Like not knowing the members of the Police, nobody knows the other member of Wham, the
other member of Wham I'll reveal to you is George Michael. The most famous member of the duo is Andrew Ridgeley, he was the one who wrote the songs and he wasn't gay because he married one of the girls from Bananarama, Wham had a string of fans who often like to sing their most famous Christmas song 'Club Tropicana' when they went to see Wham in concert. Wham's biggest audience was in front of a sell out 'dog and duck' crowd playing to as many as 21 people at one point they eventually got signed by a record company called Innervision who don't exist any more, Wham had a couple of good songs before finding a port hole in the space time continuum and arrived in 1998 where they stole Billie Pipers song 'Last Christmas' and returned to the 1980's and released it as their own, If Billie had known about it she would have been furious, but she didn't, so she wasn't.

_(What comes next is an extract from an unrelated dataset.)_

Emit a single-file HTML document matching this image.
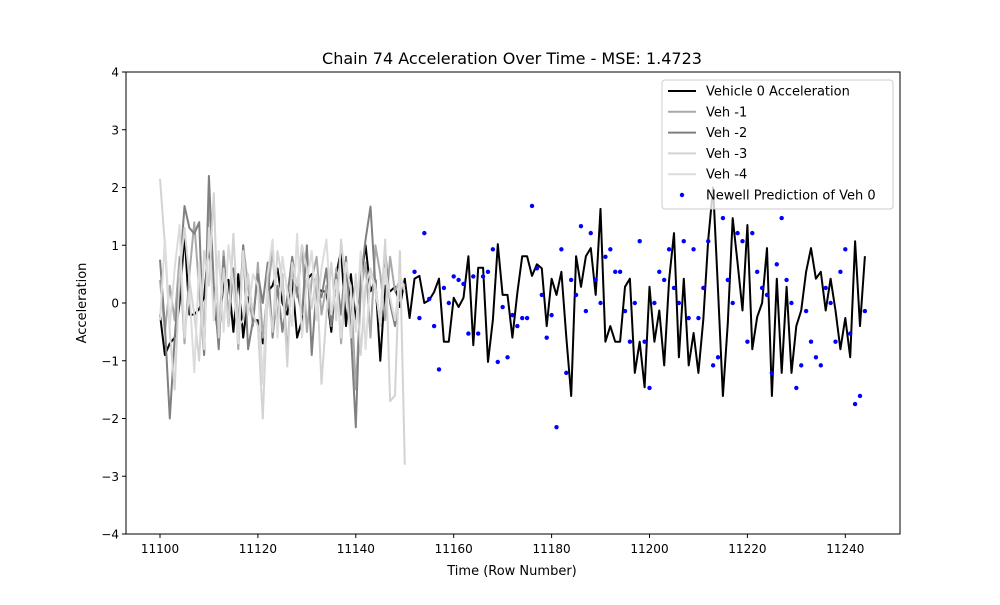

In the spring of 1986 Andrew Ridgley and George Michael went to a party with lots of other famous types, Ridgley had had a curry the night before and while he was chatting to some people he did a blow-off which really stank, he blamed it on poor George who was ridiculed all night eventually resulting in George having a hissy fit and going home, it was the end of the band but it was the beginning of a new career for George Michael, he had a semi successful solo career, but his earlier embarrassment in life would always annoy him, so, proving that he had strong sphincter muscles and didn't let rip in public he decided to ask a policeman in some toilets to smell his bum to see 'if he'd trumped' which got him in trouble. Andrew on the other hand got covered in shit in the sea whilst surfing and nearly died, to add to his humiliation he now lives in Cornwall.